In the meantime, here are a few more facts for you: dry weight 1950kg, four electric motors (one for each wheel), 92kWh of energy in the batteries, 600km of range. There’s a lot going on under that full carbonfibre body and chassis.
And the interior was designed by a bunch of former Pininfarina artisans from Italy, so that can’t be bad.
And who’s that bloke we mentioned called Mate? That’s company founder Mate Rimac, who not only believes that the electric motor is better than the internal combustion engine, “especially for a sports car”, but still uses his battered old BMW 3 Series as a test mule, and to set the occasional speed record. Good onya Mate.
GTA Spano
Who would have thought that a truck engine would find its way into an eye-popping supercar? That’s exactly what is fitted to this second Spanish entrant in the Supercar Olympics.
Mind you, it’s not any old truck engine from a Kenworth. This is the 8.3-litre V10 that Dodge crams under the bonnet of its muscly Viper sports car and, while it was indeed fitted to the Ram pick-up, it was developed with the help of Lamborghini in the late 1980s when Chrysler owned Lambo. So it does have Italian supercar breeding.
Not that Spano Motor was happy just to have breeding. It wanted grunt, and plenty of it. So it fitted a supercharger to the mighty V10 so that power soared to 580kW – 625kW when slurping the higher-octane ethanol fuel for which it’s tuned – and torque peaked at a massive 920Nm.
With an ultra-strong chassis made from Kevlar, carbonfibre and titanium, the 1350kg Spano GTA accelerates like a cut cat. When it was launched in 2009, the company claimed the GTA was one of the five quickest cars in the world, with a 0-100km/h sprint time of only 2.9 seconds.
But Spano has tried to keep it user-friendly as well, employing its motorsport experience to develop an engine management system that feeds the power in progressively, and an active suspension system that raises the car 80mm to get over speed humps. It even has a tight 10.8-metre turning circle. Pity the $1m price tag isn’t so friendly.
Why we love it
Scintillating performance and smart technology from an unknown, upstart car maker.
Why we laugh
A supercharged truck engine in a slinky supercar; $1m price tag with no brand value.
Frazer-Nash Namir
You surely don’t get much more toffy-nosed, tweed-suited British upper class in the automotive world than Frazer-Nash, a brand founded by pipe-smoking Archibald Frazer-Nash in 1922 that was highly regarded with the Brooklands set through to the 1950s. Well, this 2009 supercar makes us think again.

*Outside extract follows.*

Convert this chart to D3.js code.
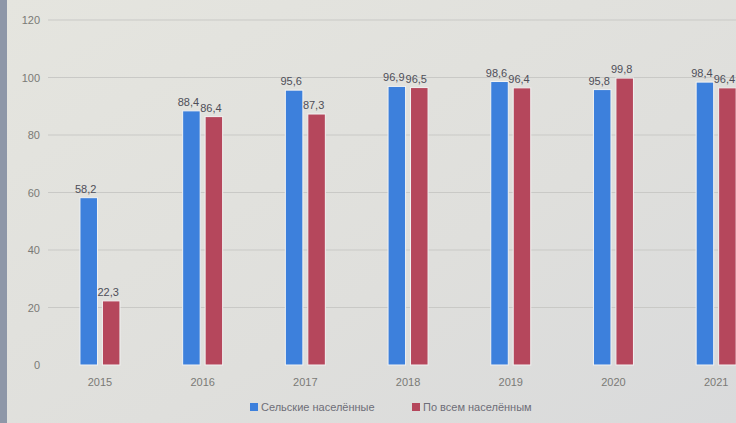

Just one look and it’s clear this car is not British. There’s not a whiff of leather patches or chain-drive as there was with the original Fraser-Nash. And that’s hardly surprising when you learn that the car was produced in Italy, by none other than famed design house Italdesign Giugiaro. Surely those sharp lines – inspired by the diamond-shaped Frazer-Nash logo – could only have come out of Turin.
But this is not all Italian supercar fantasy. And it’s not just reviving an old name for nostalgia’s sake. It was produced in conjunction with Frazer-Nash Research, a company that traces its roots back to the original firm and for a quarter of a century has been at the forefront of electric drivetrain development for hybrid cars and mass transit systems.
And so the Namir – an Arabian name meaning tiger – has a drivetrain that is a little bit different to the average hybrid, let alone the average supercar. In addition to a powerful electric motor for each wheel, it has an 814cc rotary engine that acts as a generator. And that’s enough to propel the sharply styled Namir from rest to 100km/h in just 3.5 seconds while using less fuel than a Smart city car.
Jolly good show.
KTM X-Bow
This is what happens when you let motorcycle designers loose with an extra couple of wheels. We wonder what it will look like when it’s finished.
To be fair, it is finished. And we have to admit it’s just a little bit brilliant. In fact, it’s been so well received since KTM showed the prototype at the 2008 Geneva motor show that the company had to increase production from 100 to 500 units a year, then to 1000, and even build a new plant near Graz to meet the high demand. That represents a nice little earner for the Austrian motorcycle maker, not to mention racing car company Dallara, which helped engineer the car and produces the carbonfibre tubs in Italy.
Light weight, of course, is the key to the X-Bow (pronounced “crossbow”). It weighs just 790kg – that’s 62kg less than the lightest Lotus Elise and about half the weight of a Gallardo Spyder – so it doesn’t need massive horsepower. Even with the base 2.0-litre turbo producing only 177kW and 310Nm, the 6-speed manual screams from 0-100km/h in just 3.9 seconds. With the ‘R’ model’s more powerful 224kW/400Nm version of the Audi-produced engine – it also appears in the VW Golf GTI – and the even more track-focussed ‘RR’, it’s even quicker again. But KTM won’t say how much. Spoil sports.
Sadly, while the X-Bow can be registered to be driven on the road in Europe, local authorities won’t allow it. So, despite being offered Down Under all too briefly for $119,500, you won’t see any on Australian roads.
Why we love it
Zero to 100km/h in less than four seconds for about $100K. That's pretty good value.
Why we laugh
Stupid bike company… it looks someone forgot to put a body on the thing before it went on sale.